How to Avoid Common Financial Mistakes Your Generation Makes

Most Common Money Mistakes People Make in Their 20s, 30s, 40s and Beyond

financial mistakes

Money is a constant throughout our lives, but the role it plays — and our relationship with it changes as we walk the road of life. At every stage, we face different financial opportunities and challenges. With these, inevitably, comes the danger of making missteps. Sadly, we all stumble financially, often in similar ways.

Here are some of the most common money miscues, and thoughts on how to avoid falling into these generational traps.

20s: Overcoming Fear

Young people should invest heavily in growth stocks, which carry some risk but offer the potential for big returns over time. Unfortunately, too many current twenty-somethings are too risk-adverse to adopt this strategy. Instead, their portfolios are thin on stocks and heavy on assets that offer guaranteed income. 

Experts say this risk aversion stems from a lack of financial literacy and a dreadful generational fear of failure. They also believe young people are more skittish because of the craziness they’ve seen in their lifetimes, from the 9-11 attacks to the financial meltdown.

One possible way to ease that angst about investing: Target-date mutual funds, which start out with risker growth assets and slowly transition over the decades to more conservative holdings.

30s: Too Much Expectation and Information

More and more people today are waiting until their 30s to start a family or buy a home.

That makes this a frenetic time. These young adults too often think they should be living the way their parents did when they were in high school. But it takes time to build that sort of financial comfort. Trying to recreate that ideal life by racking up credit card debt and buying too much house will ultimately make it harder to achieve long-term goals.

Another common thirty-something mistake: making poor investment decisions due to lack of knowledge of the many available options, some of which are complicated. Young investors who lack the time or inclination to educate himself or herself might consider working with a financial professional.

Your 40s: Too, Too Much

Midlife brings the biggest expenses of — home ownership, raising kids, and, perhaps, caring for an aging parent. These burdens must be properly managed to avoid both short and long term trouble.

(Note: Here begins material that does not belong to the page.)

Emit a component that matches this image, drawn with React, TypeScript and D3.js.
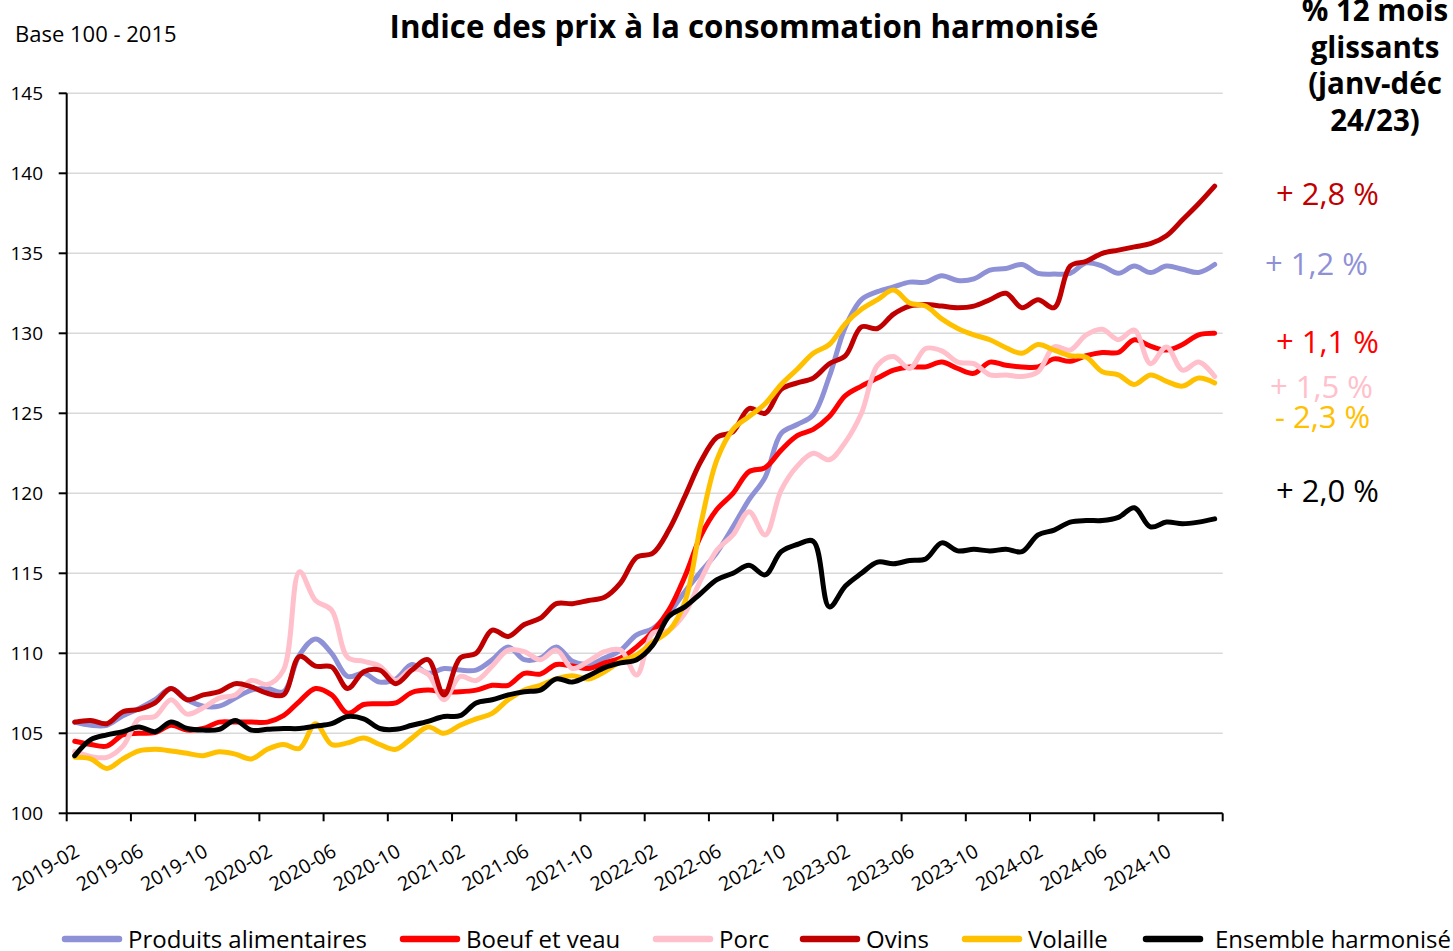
import * as d3 from 'd3';
import { useEffect, useRef } from 'react';

// monthly categories 2019-02 .. 2025-01 (72 points)
const months = d3.utcMonth
  .range(new Date(Date.UTC(2019, 1, 1)), new Date(Date.UTC(2025, 1, 1)))
  .map(d3.utcFormat('%Y-%m'));

const yTicks = [100, 105, 110, 115, 120, 125, 130, 135, 140, 145];

const produits = [
  105.7, 105.5, 105.5, 106.1, 106.55, 107.1, 107.8, 107.1, 106.7, 106.7, 107.2, 107.7, 107.8, 107.6, 109.9, 110.9, 110.0, 108.55, 108.75, 108.2, 108.4, 109.3, 108.75, 109.05,
  108.95, 108.95, 109.6, 110.4, 109.6, 109.7, 110.4, 109.5, 109.3, 109.7, 110.2, 111.15, 111.55, 112.5, 113.85, 115.1, 116.3, 117.9, 119.6, 121.0, 123.75, 124.3, 124.9, 127.3,
  130.4, 132.1, 132.6, 132.9, 133.2, 133.2, 133.6, 133.3, 133.4, 133.95, 134.05, 134.3, 133.75, 133.7, 133.75, 134.4, 134.2, 133.75, 134.2, 133.8, 134.2, 134.0, 133.8, 134.3,
];
const boeuf = [
  104.5, 104.3, 104.2, 104.9, 105.0, 105.05, 105.5, 105.2, 105.3, 105.7, 105.7, 105.7, 105.7, 106.1, 107.0, 107.8, 107.4, 106.25, 106.8, 106.85, 106.9, 107.55, 107.7, 107.6,
  107.6, 107.7, 108.0, 108.0, 108.75, 108.7, 109.3, 109.2, 109.05, 109.4, 109.7, 110.4, 111.35, 112.7, 114.8, 117.35, 119.0, 120.0, 121.35, 121.6, 122.7, 123.6, 124.0, 124.8,
  126.1, 126.7, 127.2, 127.7, 127.9, 127.9, 128.2, 127.8, 127.5, 128.2, 128.0, 127.9, 127.9, 128.4, 128.25, 128.6, 128.8, 128.8, 129.6, 129.2, 128.95, 129.3, 129.9, 130.0,
];
const porc = [
  103.85, 103.55, 103.5, 104.2, 105.9, 106.05, 107.1, 106.2, 106.6, 107.2, 107.4, 108.3, 108.05, 108.95, 115.1, 113.3, 112.7, 109.75, 109.5, 109.2, 108.3, 109.0, 108.7, 107.1,
  108.55, 108.3, 109.2, 110.2, 110.1, 109.6, 110.2, 109.05, 109.5, 110.1, 110.2, 108.65, 111.25, 111.45, 112.5, 114.6, 116.45, 117.4, 118.85, 117.4, 120.2, 121.7, 122.5, 122.1,
  123.2, 125.0, 128.0, 128.55, 127.8, 129.05, 128.9, 128.2, 128.1, 127.4, 127.4, 127.3, 127.6, 129.15, 128.95, 129.9, 130.25, 129.6, 130.2, 128.1, 129.15, 127.7, 128.2, 127.3,
];
const ovins = [
  105.7, 105.8, 105.6, 106.35, 106.5, 106.9, 107.8, 107.1, 107.4, 107.6, 108.1, 107.9, 107.5, 107.4, 109.8, 109.2, 109.15, 107.8, 108.85, 108.95, 108.1, 108.95, 109.6, 107.4,
  109.7, 110.0, 111.45, 111.05, 111.8, 112.2, 113.1, 113.1, 113.3, 113.5, 114.4, 116.0, 116.25, 117.7, 119.8, 122.0, 123.5, 123.85, 125.3, 125.0, 126.5, 126.9, 127.2, 128.1,
  128.6, 130.4, 130.3, 131.2, 131.7, 131.8, 131.7, 131.6, 131.7, 132.1, 132.5, 131.6, 132.1, 131.6, 134.2, 134.5, 135.0, 135.2, 135.4, 135.6, 136.1, 137.1, 138.1, 139.2,
];
const volaille = [
  103.5, 103.4, 102.8, 103.4, 103.9, 104.0, 103.9, 103.75, 103.6, 103.85, 103.7, 103.4, 104.0, 104.3, 104.05, 105.6, 104.3, 104.4, 104.7, 104.3, 104.0, 104.7, 105.4, 105.0,
  105.5, 105.9, 106.25, 107.1, 107.7, 108.0, 108.4, 108.6, 108.4, 108.85, 109.5, 109.9, 110.7, 111.4, 113.2, 118.1, 122.1, 124.0, 124.8, 125.6, 126.8, 127.75, 128.75, 129.3,
  130.6, 131.5, 132.1, 132.7, 131.9, 131.7, 130.9, 130.3, 129.9, 129.6, 129.1, 128.75, 129.3, 128.95, 128.6, 128.5, 127.6, 127.4, 126.8, 127.4, 127.0, 126.7, 127.2, 126.9,
];
const ensemble = [
  103.6, 104.6, 104.9, 105.1, 105.4, 105.1, 105.7, 105.3, 105.2, 105.25, 105.8, 105.2, 105.25, 105.3, 105.3, 105.45, 105.6, 106.05, 105.9, 105.3, 105.25, 105.5, 105.75, 106.05,
  106.1, 106.9, 107.1, 107.4, 107.6, 107.7, 108.4, 108.2, 108.6, 109.1, 109.4, 109.6, 110.5, 112.3, 112.9, 113.75, 114.6, 115.0, 115.5, 114.9, 116.35, 116.8, 117.0, 112.9,
  114.2, 115.0, 115.7, 115.6, 115.8, 115.9, 116.9, 116.4, 116.5, 116.4, 116.5, 116.35, 117.4, 117.7, 118.2, 118.3, 118.3, 118.5, 119.1, 117.9, 118.2, 118.1, 118.2, 118.4,
];

const seriesNames = ['Produits alimentaires', 'Boeuf et veau', 'Porc', 'Ovins', 'Volaille', 'Ensemble harmonisé'];
const seriesColors = ['#8F91D6', '#FF0000', '#FFC0CB', '#C00000', '#FFC000', '#000000'];
const seriesValues = [produits, boeuf, porc, ovins, volaille, ensemble];

// 12-month change labels on the right
const changeLabels = ['+ 2,8 %', '+ 1,2 %', '+ 1,1 %', '+ 1,5 %', '- 2,3 %', '+ 2,0 %'];
const changeColors = ['#C00000', '#8F91D6', '#FF0000', '#FFC0CB', '#FFC000', '#000000'];
const headerLines = ['% 12 mois', 'glissants', '(janv-déc', '24/23)'];

const FONT = "'Open Sans', Lato, sans-serif";

const App = () => {
  const ref = useRef(null);

  useEffect(() => {
    const svg = d3.select(ref.current);
    svg.selectAll('*').remove();

    const width = 1453;
    const height = 951;
    const margin = { top: 93.3, right: 230.3, bottom: 137.7, left: 66.7 };

    const x = d3.scaleBand().domain(months).range([margin.left, width - margin.right]).padding(0);
    const y = d3.scaleLinear().domain([100, 145]).range([height - margin.bottom, margin.top]);
    const cx = (m) => x(m) + x.bandwidth() / 2;

    svg.attr('width', width).attr('height', height).style('font-family', FONT);

    // gridlines
    svg.append('g')
      .selectAll('line')
      .data(yTicks.filter(t => t > 100))
      .enter()
      .append('line')
      .attr('x1', margin.left)
      .attr('x2', width - margin.right)
      .attr('y1', d => y(d))
      .attr('y2', d => y(d))
      .attr('stroke', '#D9D9D9')
      .attr('stroke-width', 1.5);

    // lines
    const line = d3.line()
      .x((d, i) => cx(months[i]))
      .y(d => y(d))
      .curve(d3.curveCatmullRom.alpha(0.5));

    seriesValues.forEach((vals, k) => {
      svg.append('path')
        .datum(vals)
        .attr('d', line)
        .attr('fill', 'none')
        .attr('stroke', seriesColors[k])
        .attr('stroke-width', 5)
        .attr('stroke-linejoin', 'round')
        .attr('stroke-linecap', 'round');
    });

    // y axis
    const yAxis = svg.append('g');
    yAxis.append('line')
      .attr('x1', margin.left).attr('x2', margin.left)
      .attr('y1', y(145)).attr('y2', y(100))
      .attr('stroke', '#000').attr('stroke-width', 2);
    yTicks.forEach(t => {
      yAxis.append('line')
        .attr('x1', margin.left - 8).attr('x2', margin.left)
        .attr('y1', y(t)).attr('y2', y(t))
        .attr('stroke', '#000').attr('stroke-width', 2);
      yAxis.append('text')
        .attr('x', 43)
        .attr('y', y(t))
        .attr('dy', '0.36em')
        .attr('text-anchor', 'end')
        .style('font-size', '19px')
        .text(t);
    });

    // x axis
    const xAxis = svg.append('g');
    xAxis.append('line')
      .attr('x1', margin.left).attr('x2', width - margin.right)
      .attr('y1', y(100)).attr('y2', y(100))
      .attr('stroke', '#000').attr('stroke-width', 2);
    const tickMonths = months.filter((m, i) => i % 4 === 0);
    [...tickMonths.map(m => x(m)), width - margin.right].forEach(px => {
      xAxis.append('line')
        .attr('x1', px).attr('x2', px)
        .attr('y1', y(100)).attr('y2', y(100) + 8)
        .attr('stroke', '#000').attr('stroke-width', 2);
    });
    tickMonths.forEach(m => {
      xAxis.append('text')
        .attr('transform', `translate(${cx(m) - 1}, 843) rotate(-30)`)
        .attr('text-anchor', 'end')
        .attr('dy', '0.72em')
        .style('font-size', '19.5px')
        .text(m);
    });

    // titles
    svg.append('text')
      .attr('x', 15).attr('y', 42)
      .style('font-size', '22px')
      .text('Base 100 - 2015');

    svg.append('text')
      .attr('x', 744).attr('y', 38)
      .attr('text-anchor', 'middle')
      .style('font-size', '31.3px')
      .style('font-weight', 'bold')
      .text('Indice des prix à la consommation harmonisé');

    headerLines.forEach((t, i) => {
      svg.append('text')
        .attr('x', 1375).attr('y', 21 + i * 36.7)
        .attr('text-anchor', 'middle')
        .style('font-size', '29.5px')
        .style('font-weight', 'bold')
        .text(t);
    });

    const changeX = [1276, 1265, 1276, 1270, 1275, 1276];
    const changeY = [205, 275, 353, 398, 428, 502];
    changeLabels.forEach((t, i) => {
      svg.append('text')
        .attr('x', changeX[i]).attr('y', changeY[i])
        .attr('fill', changeColors[i])
        .style('font-size', '31px')
        .text(t);
    });

    // legend
    const legendX = [62, 400, 653, 800, 962, 1143];
    const legend = svg.append('g').attr('transform', 'translate(0, 939)');
    seriesNames.forEach((name, i) => {
      legend.append('line')
        .attr('x1', legendX[i] + 3).attr('x2', legendX[i] + 57)
        .attr('y1', 0).attr('y2', 0)
        .attr('stroke', seriesColors[i])
        .attr('stroke-width', 6.5)
        .attr('stroke-linecap', 'round');
      legend.append('text')
        .attr('x', legendX[i] + (i === 5 ? 72 : 66))
        .attr('y', 9)
        .style('font-size', '24px')
        .text(name);
    });
  }, []);

  return (
    <svg ref={ref} width="1453" height="951" style={{ position: 'absolute', left: 0, top: 0, background: '#fff' }}></svg>
  );
};

export default App;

In looking to move from a starter home to the place where they will raise your family, 40-somethings should try not to overspend. They need to ask hard questions about how much space they truly need and whether they really need to be in that trendy neighborhood, as opposed to the less expensive adjacent community. Ideally, a homebuyer should be able to pay off this mortgage by the end of her career. Being mortgage-free in retirement is a huge financial advantage.

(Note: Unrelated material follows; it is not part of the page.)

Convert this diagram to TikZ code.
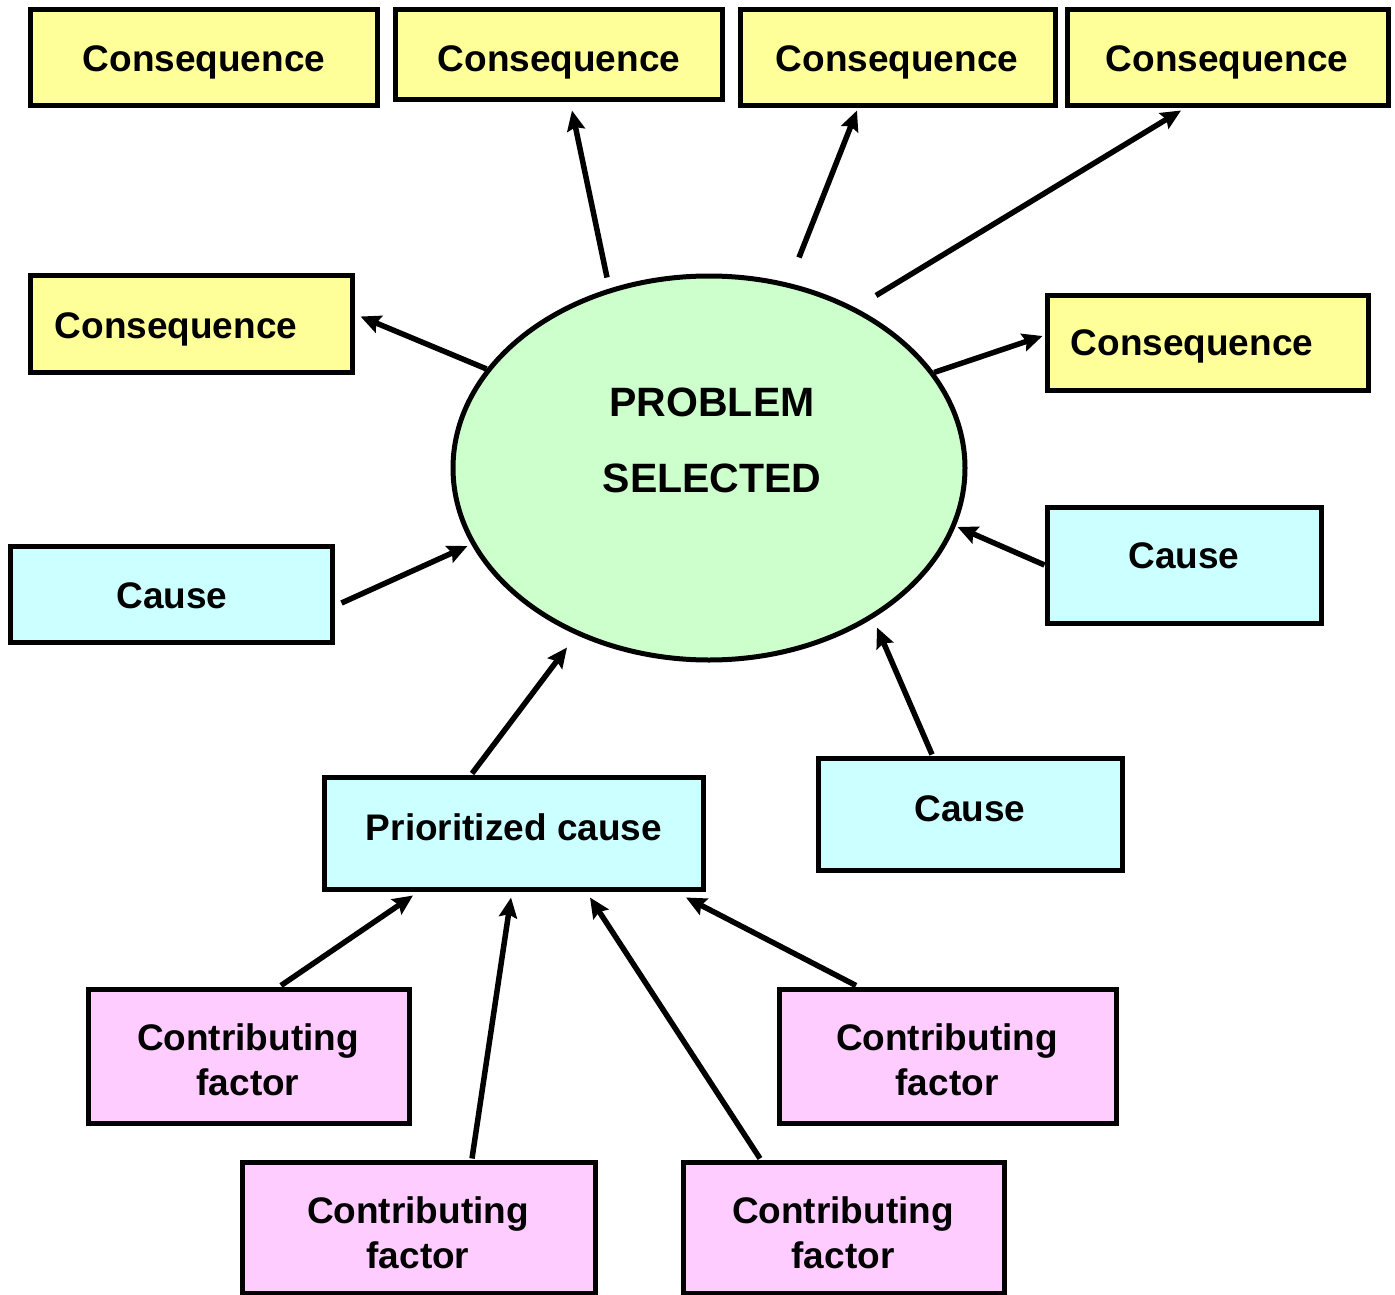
\documentclass[tikz,border=0pt]{standalone}
\usepackage{fontspec}
\setmainfont{Liberation Sans}
\usetikzlibrary{shapes.geometric,arrows.meta}
\definecolor{conseq}{HTML}{FFFF99}
\definecolor{causefill}{HTML}{CCFFFF}
\definecolor{probfill}{HTML}{CCFFCC}
\definecolor{factorfill}{HTML}{FFCCFF}
\begin{document}
\begin{tikzpicture}[x=1pt,y=-1pt,
  box/.style={draw=black,line width=5pt,rectangle,inner sep=0pt,
    minimum width=#1},
  box/.default=320pt,
  lbl/.style={anchor=base,inner sep=0pt,align=center,
    font=\fontsize{37}{45}\selectfont\bfseries},
  arr/.style={line width=5.5pt,-{Stealth[length=20pt,width=18pt,inset=3pt]}}]
\useasboundingbox (0,0) rectangle (1395,1295);

% central problem
\node[ellipse,draw=black,line width=5pt,fill=probfill,inner sep=0pt,
  minimum width=512pt,minimum height=384pt] (prob) at (709,468) {};
\node[lbl,font=\fontsize{41}{76}\selectfont\bfseries] (probt) at (712,492) {PROBLEM\\SELECTED};

% consequences
\node[box=347pt,minimum height=96pt,fill=conseq] (c1) at (203.5,58) {};
\node[box=327pt,minimum height=90pt,fill=conseq] (c2) at (558.5,55) {};
\node[box=315pt,minimum height=96pt,fill=conseq] (c3) at (897.5,58) {};
\node[box=321pt,minimum height=96pt,fill=conseq] (c4) at (1227.5,58) {};
\node[box=322pt,minimum height=97pt,fill=conseq] (c5) at (191,323.5) {};
\node[box=321pt,minimum height=95pt,fill=conseq] (c6) at (1207.5,342.5) {};
\node[lbl] (c1t) at (204,72) {Consequence};
\node[lbl] (c2t) at (559,72) {Consequence};
\node[lbl] (c3t) at (897,72) {Consequence};
\node[lbl] (c4t) at (1227,72) {Consequence};
\node[lbl] (c5t) at (176,338) {Consequence};
\node[lbl] (c6t) at (1192,355) {Consequence};

% causes
\node[box=322pt,minimum height=96pt,fill=causefill] (cl) at (171,594) {};
\node[box=274pt,minimum height=116pt,fill=causefill] (cr) at (1184,565) {};
\node[box=304pt,minimum height=112pt,fill=causefill] (cb) at (970,814) {};
\node[box=379pt,minimum height=112pt,fill=causefill] (prio) at (513.5,833) {};
\node[lbl] (clt) at (172,608) {Cause};
\node[lbl] (crt) at (1184,568) {Cause};
\node[lbl] (cbt) at (970,821) {Cause};
\node[lbl] (priot) at (514,840) {Prioritized cause};

% contributing factors
\node[box=321pt,minimum height=134pt,fill=factorfill] (cf1) at (248.5,1056) {};
\node[box=353pt,minimum height=131pt,fill=factorfill] (cf2) at (418.5,1227.5) {};
\node[box=321pt,minimum height=131pt,fill=factorfill] (cf3) at (843.5,1227.5) {};
\node[box=337pt,minimum height=134pt,fill=factorfill] (cf4) at (947.5,1056) {};
\node[lbl] (cf1t) at (248,1095) {Contributing\\factor};
\node[lbl] (cf2t) at (418,1268) {Contributing\\factor};
\node[lbl] (cf3t) at (843,1268) {Contributing\\factor};
\node[lbl] (cf4t) at (947,1095) {Contributing\\factor};

% problem -> consequences
\draw[arr] (prob.156) -- ([shift={(6,-7)}]c5.east);
\draw[arr] ([shift={(-102,4)}]prob.north) -- ([shift={(13.5,8)}]c2.south);
\draw[arr] ([shift={(90,-16)}]prob.north) -- ([shift={(-40.5,2)}]c3.south);
\draw[arr] ([shift={(167,22)}]prob.north) -- ([shift={(-46.5,2)}]c4.south);
\draw[arr] (prob.23) -- ([shift={(-2,-6.5)}]c6.west);

% causes -> problem
\draw[arr] ([shift={(7,9)}]cl.east) -- ([shift={(17,78)}]prob.west);
\draw[arr] (cr.west) -- ([shift={(-10,59)}]prob.east);
\draw[arr] ([shift={(-38,-1)}]cb.north) -- ([shift={(168,-35)}]prob.south);
\draw[arr] ([shift={(-41.5,-1)}]prio.north) -- ([shift={(-142,-15)}]prob.south);

% contributing factors -> prioritized cause
\draw[arr] ([shift={(32.5,-1)}]cf1.north) -- ([shift={(-100.5,4)}]prio.south);
\draw[arr] ([shift={(53.5,-1)}]cf2.north) -- ([shift={(-2.5,6)}]prio.south);
\draw[arr] ([shift={(-83.5,-1)}]cf3.north) -- ([shift={(76.5,6)}]prio.south);
\draw[arr] ([shift={(-91.5,-1)}]cf4.north) -- ([shift={(172.5,6)}]prio.south);
\end{tikzpicture}
\end{document}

College is the single largest child-related expense. Parents need to put this one under the microscope.  Does the kid really need to attend a four-year college to have the career he wants? What are the true benefits of shelling out for a private college instead of attending a good state school?

Children should be required to invest in their education by pursuing scholarships and being responsible for some portion of their college expenses — books, for example.

Anyone who even suspects he may have to support an elderly parent should start those conversations with family early. Be business-like in assessing the parent’s needs and resources. A family member’s elder care contribution should be limited to an amount that won’t undermine their own financial stability.

Your 50s: Catching Up

Too many Americans realize in our 50s that they haven’t saved enough for a retirement that could more than 30 years. That situation can be complicated by a layoff or the costs associated with a lifestyle built up over the years.

More and more Baby Boomers are turning to entrepreneurship in their 50s, hoping a business will give them the added income they need for retirement.

But that’s a risky proposition with both huge potential upsides and downsides.

The answer for 50-somethings worried about retirement is simple but hard. They need to prioritize saving. That might mean downsizing a home (and lifestyle) and/or even taking on a side job or consulting work. It might be uncomfortable now, but it beats the nightmare of an under-funded retirement.

Your 60s, 70s, and Beyond: Failing to Ask for Help

There is much truth to the notion that today’s older Americans are “younger” than previous generations of elderly citizens.

But, age inevitably brings some degree of diminishment of the brain’s analytic abilities. So, it’s important for everyone to have people they can trust to help with financial decisions in their later years. This circle might be made up of family members, financial professionals or a mix of both.